# Salt Lake



## trome55

Fished salt lake this morning, caught a few trout And reds under some birds. If the wind isnt to bad tomorrow morning i might go again . If anyone would Like to join me p.m me or Just comment here.


----------



## Dougb123

Do you walk in there? how is the bottom? mud? I may be able to go but not til the .. Is there a decent spot to launch a kayak? Thanks a lot.


----------



## Dougb123

afternoon


----------



## trome55

I personally Wouldn't recommend wading It, i Got Out Of My Kayak today, pretty Soft Black Mud , yes Its Easy Access, There Is A Kayak launch U Can Back Ur Truck Right Up To It. Ive Never Fished It In The Afternoon But Anything Is Worth A Try!


----------



## Bayou whisperer

Are you fishing Salt Lake in the Brazoria Refuge? I fish there in my kayak. I went to check it out on my way home from work yesterday. Seen a few redfish working in the cut by the launch.


----------



## letsgofishing07

What times are the gates open to the refuge to access the kayak launch


----------



## SurfHippie

The gates are supposed to be open from sunrise to sunset.


----------



## letsgofishing07

Good deal me and some friends may go try it out soon the trout and reds should be back in there now


----------



## SurfHippie

I hit it yesterday and today after work. The water is really fresh due to all the rain over the weekend. I lost a really nice red right at the bank yesterday, but only had a few taps today on saltwater assassins.


----------



## trome55

The only days Ive had actual success out there are when I can find a couple birds working. When I have found the birds working and when Im actually able to keep up with them in my kayak I have done really well for redfish and school trout. Other than that its blind casting unless you see a tailing redfish. My friend caught a 28 inch red last year only because i was right next to the shore tailing. I havent been able to find much structure there to fish, correct me if I am wrong.


----------



## trome55

also i typically have success on the deadly dudely in the gold flake color. havent had much luck on a anything else.


----------



## SurfHippie

I don't presently own a yak, so I just work the shoreline as far as I can go around the launch area. A buddy of mine snuck in by boat twice last week and limited out on trout up to 27" off an oyster reef on the south end of the lake using live shrimp. I'm looking for a yak now so I can do more exploring.


----------



## trome55

Interesting, never knew there was a oyster reef on the south side, im gonna have to try and find it one day. Im guessing it is at the opening of Nicks lake?


----------



## SurfHippie

i'm not sure, but he's taking me in there on his boat friday after work, so I will find out...


----------



## trome55

Best of luck!


----------



## BretE

Hmmmmmm....I just happen to be off Friday and will have my boat in the water....


----------



## SurfHippie

We'll be out there in a 17' Carolina Skiff after 4pm


----------



## dstoch

Is the marsh on the north east corner of Salt Lake off-limits? (Google maps)


----------



## richg99

I fished there a year or two ago. At that time, the only channel that was to the left of the kayak launch was marked NO ACCESS.

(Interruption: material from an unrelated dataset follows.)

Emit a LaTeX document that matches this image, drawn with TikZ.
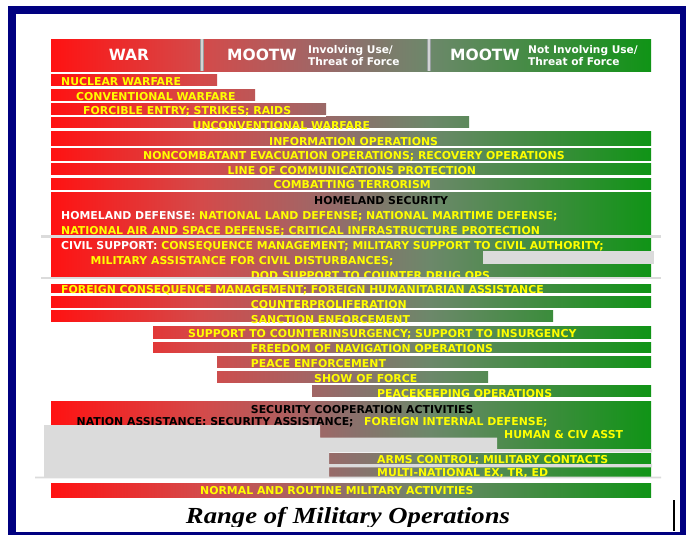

I didn't see the sign at first. I chased some tailing reds up the channel for 100 yards or so. They disappeared so I worked my way back to the lake/launch area and that is when I saw the sign.

richg99
p.s. Just looked at a map and I can't find the small road that brought me to the shoreline. So, you may be asking about completely different marshes. sorry.


----------



## trome55

dstoch said:


> Is the marsh on the north east corner of Salt Lake off-limits? (Google maps)


From my understanding yes. At least that is what I have been told and have read. I was browsing thru some redfish kayak fishing tourament rules and regulatios and it was clearly stated that any redfish caught in that area of the lake was illegal to enter into the tournament. Don't know about you but thats enough to keep me away and out of any trouble and possible confusion.


----------



## longhornbubba

The cut between salt lake and nick's cut can be really good for trout.It's a really long paddle and sucks when the tide doesn't have much movement.I have also caught trout under birds in the lake itself.Never had much lock by the barrier but have been told it's good for flounder and reds.


----------



## trome55

longhornbubba said:


> The cut between salt lake and nick's cut can be really good for trout.It's a really long paddle and sucks when the tide doesn't have much movement.I have also caught trout under birds in the lake itself.Never had much lock by the barrier but have been told it's good for flounder and reds.


Exactly what I do in there when I have any luck. Most of the time its hit or miss out there for me. If there are birds workng though its sure money to hammer some redfish in there. :work:


----------



## Beaux

There are several reefs on the south side of the lake. There is one right at the mouth of the cut that enters the lake from the ICW. Best to be fished at high tide from a boat. When the tide is moving out, the cuts are where you want to be.


----------